Help Needed in understanding time complexity of DSU

I have seen lot of DSU solutions for a problem that implements DSU as shown below.

class Dsu {
    private int parent[];

    public Dsu(int N) {
        parent = new int[N];
        for (int i = 0; i < N; i++) {
            parent[i] = i;
        }
    }

    int find(int u) {
        if (parent[u] != u) return parent[u] = find(parent[u]);
        return parent[u];
    }

    int union(int u, int v) {
        return parent[find(u)] = find(v);
    }
}

I am not able to understand how the time complexity of find() and union() operation is O(1).
Kindly provide explanation with proof that time complexity would be constant, some learning resources on this would be very useful.

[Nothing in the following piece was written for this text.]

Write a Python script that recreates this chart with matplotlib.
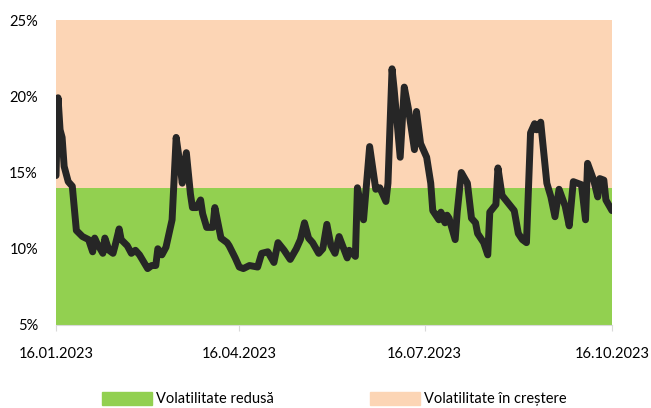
import matplotlib.pyplot as plt
import matplotlib.dates as mdates
from matplotlib.patches import Patch
import pandas as pd

# days since 16.01.2023 and volatility (%)
start_date = "2023-01-16"
days = [0, 1, 2, 3, 4, 6, 8, 10, 13, 16, 18, 19, 20, 23, 24, 26, 28, 29, 31, 32,
        35, 37, 39, 41, 45, 47, 49, 50, 52, 54, 57, 59, 61, 62, 64, 66, 67, 69, 71, 72,
        74, 77, 78, 81, 84, 85, 88, 90, 92, 95, 99, 101, 104, 107, 109, 112, 115, 118, 120, 122,
        124, 126, 129, 131, 133, 135, 137, 139, 141, 143, 144, 147, 148, 151, 154, 157, 159, 162, 163, 165,
        166, 169, 171, 173, 176, 177, 179, 182, 184, 185, 188, 189, 191, 192, 193, 196, 197, 199, 202, 204,
        206, 207, 210, 212, 213, 216, 217, 219, 222, 225, 227, 229, 231, 233, 235, 236, 238, 241, 243, 245,
        247, 250, 252, 254, 258, 260, 261, 264, 266, 267, 269, 270, 273]
volatility = [14.8, 19.9, 17.8, 17.3, 15.4, 14.4, 14.1, 11.2, 10.8, 10.6, 9.8, 10.7, 10.4, 9.7, 10.7, 9.9, 9.7, 10.2, 11.3, 10.6,
              10.2, 9.7, 9.9, 9.6, 8.7, 8.9, 8.9, 10.0, 9.6, 10.1, 11.9, 17.3, 15.4, 14.3, 16.3, 13.6, 12.7, 12.7, 13.2, 12.3,
              11.4, 11.4, 12.7, 10.7, 10.4, 10.2, 9.4, 8.8, 8.7, 8.9, 8.8, 9.7, 9.8, 9.1, 10.4, 9.9, 9.3, 10.0, 10.6, 11.7,
              10.7, 10.4, 9.7, 10.0, 11.6, 10.2, 9.7, 10.8, 10.1, 9.4, 9.9, 9.5, 14.0, 11.9, 16.7, 13.9, 14.0, 13.1, 14.3, 21.8,
              20.5, 16.0, 20.6, 19.2, 16.5, 19.0, 16.9, 16.0, 14.3, 12.5, 11.9, 12.4, 11.7, 12.2, 12.0, 10.6, 12.4, 15.0, 14.3, 12.0,
              11.7, 11.0, 10.4, 9.6, 12.4, 12.9, 15.3, 13.5, 13.0, 12.5, 11.0, 10.6, 10.4, 17.6, 18.2, 17.8, 18.3, 14.3, 13.4, 12.1,
              13.9, 12.8, 11.5, 14.4, 14.2, 11.9, 15.6, 14.5, 13.4, 14.6, 14.5, 13.2, 12.5]

low_limit = 14
y_min, y_max = 5, 25
y_ticks = [5, 10, 15, 20, 25]
x_ticks = ["2023-01-16", "2023-04-16", "2023-07-16", "2023-10-16"]
legend_labels = ["Volatilitate redusă", "Volatilitate în creștere"]
green = "#92d050"
peach = "#fcd5b5"

dates = pd.Timestamp(start_date) + pd.to_timedelta(days, unit="D")

plt.rcParams["font.family"] = ["Lato", "DejaVu Sans"]
fig = plt.figure(figsize=(6.51, 4.08), dpi=100)
ax = fig.add_axes([56 / 651, 1 - 325 / 408, 556 / 651, 305 / 408])

ax.fill_between(dates, y_min, low_limit, color=green, lw=0)
ax.fill_between(dates, low_limit, y_max, color=peach, lw=0)
ax.plot(dates, volatility, color="#262626", lw=5, solid_joinstyle="round", solid_capstyle="round")

ax.set_xlim(dates[0], dates[-1])
ax.set_ylim(y_min, y_max)
ax.set_yticks(y_ticks)
ax.set_yticklabels([f"{t}%" for t in y_ticks])
ax.set_xticks(pd.to_datetime(x_ticks))
ax.xaxis.set_major_formatter(mdates.DateFormatter("%d.%m.%Y"))

for side in ["top", "right", "left"]:
    ax.spines[side].set_visible(False)
ax.spines["bottom"].set_color("#d9d9d9")
ax.tick_params(axis="y", length=0, pad=13, labelsize=10.5)
ax.tick_params(axis="x", length=4, color="#d9d9d9", pad=12, labelsize=10.5)

handles = [Patch(color=green), Patch(color=peach)]
fig.legend(handles, legend_labels, loc="center", bbox_to_anchor=(0.514, 1 - 399 / 408),
           ncol=2, frameon=False, fontsize=10.5, handlelength=3.4, handleheight=1.0,
           handletextpad=0.3, columnspacing=6.6)

fig.savefig("out.png", dpi=100)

The union operation (the way you’ve done it) doesn’t use union by rank or size. You can improve the union by checking for size or rank of u and v before deciding to point the leader of u to leader of v.

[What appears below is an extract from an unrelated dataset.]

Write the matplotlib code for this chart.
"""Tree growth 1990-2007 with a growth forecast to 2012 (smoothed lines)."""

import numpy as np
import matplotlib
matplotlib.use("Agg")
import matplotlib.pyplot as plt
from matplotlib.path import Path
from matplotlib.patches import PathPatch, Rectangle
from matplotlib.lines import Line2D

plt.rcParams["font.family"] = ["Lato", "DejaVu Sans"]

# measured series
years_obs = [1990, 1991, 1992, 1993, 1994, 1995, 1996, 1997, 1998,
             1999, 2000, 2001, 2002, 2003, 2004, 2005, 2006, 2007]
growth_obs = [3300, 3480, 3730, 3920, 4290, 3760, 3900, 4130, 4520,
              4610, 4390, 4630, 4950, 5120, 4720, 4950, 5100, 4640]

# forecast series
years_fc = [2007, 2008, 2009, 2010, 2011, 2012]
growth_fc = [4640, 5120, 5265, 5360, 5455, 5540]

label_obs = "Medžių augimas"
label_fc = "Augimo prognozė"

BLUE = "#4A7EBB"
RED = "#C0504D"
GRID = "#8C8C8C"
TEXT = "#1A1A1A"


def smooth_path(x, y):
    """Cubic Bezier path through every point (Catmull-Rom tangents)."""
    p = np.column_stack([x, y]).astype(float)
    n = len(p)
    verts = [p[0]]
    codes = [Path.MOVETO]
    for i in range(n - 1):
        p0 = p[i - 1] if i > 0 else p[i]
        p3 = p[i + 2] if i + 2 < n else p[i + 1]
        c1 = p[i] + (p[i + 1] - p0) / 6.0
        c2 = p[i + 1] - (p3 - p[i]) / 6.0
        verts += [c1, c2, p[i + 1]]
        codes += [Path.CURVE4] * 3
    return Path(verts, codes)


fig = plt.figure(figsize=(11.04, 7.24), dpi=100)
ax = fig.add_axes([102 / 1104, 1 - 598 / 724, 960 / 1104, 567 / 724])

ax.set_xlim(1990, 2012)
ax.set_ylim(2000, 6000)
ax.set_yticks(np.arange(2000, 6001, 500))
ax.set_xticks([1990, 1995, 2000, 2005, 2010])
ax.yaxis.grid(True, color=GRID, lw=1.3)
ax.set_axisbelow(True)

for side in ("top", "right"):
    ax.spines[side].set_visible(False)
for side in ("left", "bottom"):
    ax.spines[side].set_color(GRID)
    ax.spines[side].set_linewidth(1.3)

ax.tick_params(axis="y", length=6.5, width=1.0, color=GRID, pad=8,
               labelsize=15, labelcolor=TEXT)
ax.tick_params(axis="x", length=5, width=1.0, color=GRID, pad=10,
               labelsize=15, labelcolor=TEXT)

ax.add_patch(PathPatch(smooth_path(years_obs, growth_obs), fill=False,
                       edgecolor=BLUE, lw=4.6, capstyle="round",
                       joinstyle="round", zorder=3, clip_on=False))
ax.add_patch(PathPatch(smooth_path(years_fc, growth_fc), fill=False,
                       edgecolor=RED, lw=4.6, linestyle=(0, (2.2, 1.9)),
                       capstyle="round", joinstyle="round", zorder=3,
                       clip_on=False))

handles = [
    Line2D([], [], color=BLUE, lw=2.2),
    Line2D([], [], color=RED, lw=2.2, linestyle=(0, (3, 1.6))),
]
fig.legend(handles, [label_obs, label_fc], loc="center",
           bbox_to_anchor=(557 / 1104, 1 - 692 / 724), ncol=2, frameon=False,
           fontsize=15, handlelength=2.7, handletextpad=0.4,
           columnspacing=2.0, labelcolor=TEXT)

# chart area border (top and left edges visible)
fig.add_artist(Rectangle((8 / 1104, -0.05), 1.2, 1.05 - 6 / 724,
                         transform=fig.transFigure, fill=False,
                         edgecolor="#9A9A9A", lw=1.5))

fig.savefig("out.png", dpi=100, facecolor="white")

If you do it by union by rank/size and path compression, the amortized time complexity does reduce to O(alpha(n)) where alpha(n) is the Inverse Ackermann function.

You can learn about it by watching the Advanced Union-Find videos by Prof. Tim Roughgarden here => Algorithms - Tim Roughgarden | Stanford Lagunita - YouTube

He also talks about the Ackermann function.

Proof–>

Have you heard of rank by Union and path compression. You can call them optimization over standard technique.